Airplane crew chief Ed Stiles was there, but finds that almost hard to believe. "Seventy years?" he said, "it seems like 170 years."

The group became known as the Flying Tigers, and surviving members were honored recently at the National Infantry Museum in Columbus, Ga.

Three hundred men began the adventure in 1941, before Pearl Harbor, but only a handful are still living.

"I think there are six of us left now", said Ed Losonsky, who now makes his home in Columbus. "Yeah, and two of them are in bad shape."

The Detroit native also served as a crew chief for the P-40s used in missions over Burma and southern China. He remembers the period fondly. "It was the best year of my life, because I was making good money."
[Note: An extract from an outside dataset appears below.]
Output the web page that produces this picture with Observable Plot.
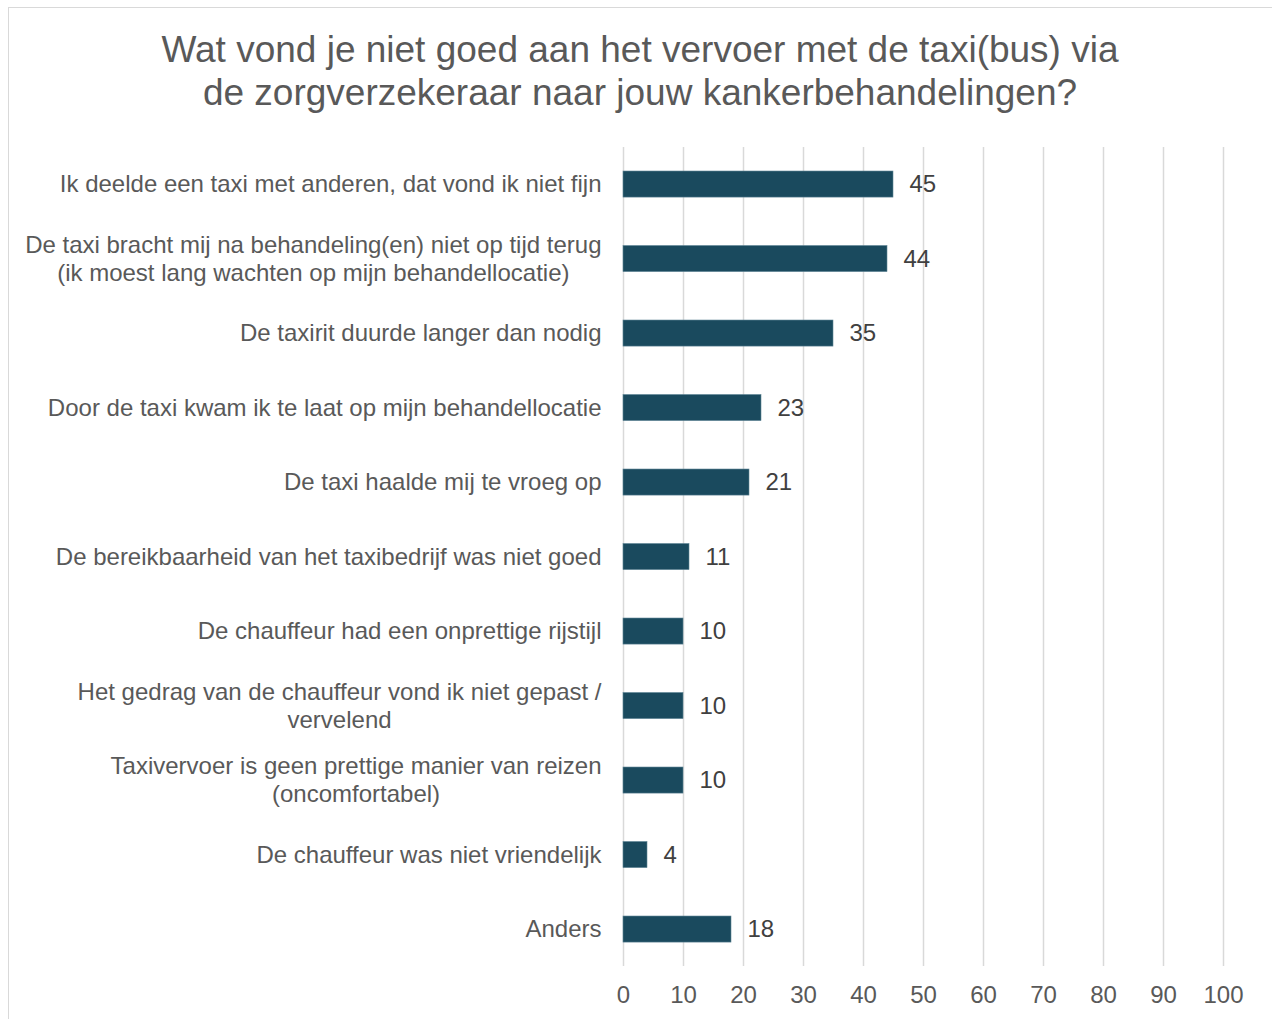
<!DOCTYPE html>
<html>
<head>
<meta charset="utf-8">
<script src="https://cdn.jsdelivr.net/npm/d3@7"></script>
<script src="https://cdn.jsdelivr.net/npm/@observablehq/plot@0.6"></script>
<style>
  html, body { margin: 0; padding: 0; background: #fff; }
  #wrap { position: relative; width: 1272px; height: 1019px; overflow: hidden; }
  #frame { position: absolute; left: 8px; top: 7px; width: 1400px; height: 1200px;
           border-left: 1.5px solid #d9d9d9; border-top: 1.5px solid #d9d9d9; }
  #title { position: absolute; left: 0; width: 1280px; top: 28px; text-align: center;
           font-family: "Liberation Sans", Arial, sans-serif;
           font-size: 37px; line-height: 43px; color: #595959; }
  #chart { position: absolute; left: 0; top: 130px; }
</style>
</head>
<body>
<div id="wrap">
  <div id="frame"></div>
  <div id="title">Wat vond je niet goed aan het vervoer met de taxi(bus) via<br>de zorgverzekeraar naar jouw kankerbehandelingen?</div>
  <div id="chart"></div>
</div>
<script>
const categories = [
  "Ik deelde een taxi met anderen, dat vond ik niet fijn",
  "De taxi bracht mij na behandeling(en) niet op tijd terug\n(ik moest lang wachten op mijn behandellocatie)",
  "De taxirit duurde langer dan nodig",
  "Door de taxi kwam ik te laat op mijn behandellocatie",
  "De taxi haalde mij te vroeg op",
  "De bereikbaarheid van het taxibedrijf was niet goed",
  "De chauffeur had een onprettige rijstijl",
  "Het gedrag van de chauffeur vond ik niet gepast /\nvervelend",
  "Taxivervoer is geen prettige manier van reizen\n(oncomfortabel)",
  "De chauffeur was niet vriendelijk",
  "Anders"
];
const values = [45, 44, 35, 23, 21, 11, 10, 10, 10, 4, 18];
const xTicks = [0, 10, 20, 30, 40, 50, 60, 70, 80, 90, 100];

const data = categories.map((c, i) => ({category: c, value: values[i]}));

const FONT = '"Liberation Sans", Arial, sans-serif';
const FS = 24;
const LINE = 28;          // px between label lines
const GAP = 22;           // px between label block and axis
const X0 = 623, X1 = 1223; // plot x range in px
const pxPerUnit = (X1 - X0) / 100;

const ctx = document.createElement("canvas").getContext("2d");
ctx.font = `${FS}px ${FONT}`;
const lineRows = [];
for (const c of categories) {
  const lines = c.split("\n");
  const w = Math.max(...lines.map(s => ctx.measureText(s).width));
  lines.forEach((s, j) => lineRows.push({
    category: c, text: s, n: lines.length, j,
    // centre of the label block, in x data units (left of 0)
    xc: -(GAP + w / 2) / pxPerUnit
  }));
}
const lineMark = (n, j) => Plot.text(lineRows.filter(r => r.n === n && r.j === j), {
  x: "xc", y: "category", text: "text", textAnchor: "middle", lineAnchor: "middle",
  dy: (j - (n - 1) / 2) * LINE, fill: "#595959", fontSize: FS
});

const chart = Plot.plot({
  width: 1272,
  height: 889,
  marginLeft: X0,
  marginRight: 1272 - X1,
  marginTop: 17,
  marginBottom: 53,
  style: {fontFamily: FONT, fontSize: FS + "px", color: "#595959", background: "transparent", overflow: "visible"},
  x: {domain: [0, 100], range: [X0, X1], label: null, axis: null},
  y: {domain: categories, range: [16.8, 836.3], round: false, padding: 0.65, paddingOuter: 0.325, axis: null},
  marks: [
    Plot.gridX(xTicks, {stroke: "#d9d9d9", strokeOpacity: 1, strokeWidth: 1.5}),
    Plot.barX(data, {x: "value", y: "category", fill: "#1a4a5e", stroke: "#5f8595", strokeWidth: 0.6}),
    Plot.text(data, {x: "value", y: "category", text: d => String(d.value), textAnchor: "start", lineAnchor: "middle", dx: 16, fill: "#404040", fontSize: FS}),
    lineMark(1, 0), lineMark(2, 0), lineMark(2, 1),
    Plot.text(xTicks, {x: d => d, frameAnchor: "bottom", lineAnchor: "middle", dy: 29, text: d => String(d), fill: "#595959", fontSize: FS})
  ]
});
document.getElementById("chart").appendChild(chart);
</script>
</body>
</html>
You may ask what good money was in 1941. "The pilots were getting 600" (dollars), said Losonsky, "and the crew chiefs were getting 350. It just was a good time for me, really."

Losonsky just turned 92, but he's not the oldest member of the group. That honor belongs to 97-year old Joe Poshefko, an airplane armaments

Chief, who is quick to tell you what an important role the Flying Tigers played.

"We kept two Japanese divisions from crossing the Salween River or they would have conquered southern China and shut off all Allied help" said Poshefko.

"And we stopped two divisions by bombing them and strafing them." He even emphasized the date of that action, stating confidently, "May 1942."

By the way, the next generation is carrying on the tradition.

Frank Losonsky's son Chris makes sure artwork highlighting the Flying Tigers is prominently displayed in his Columbus restaurant.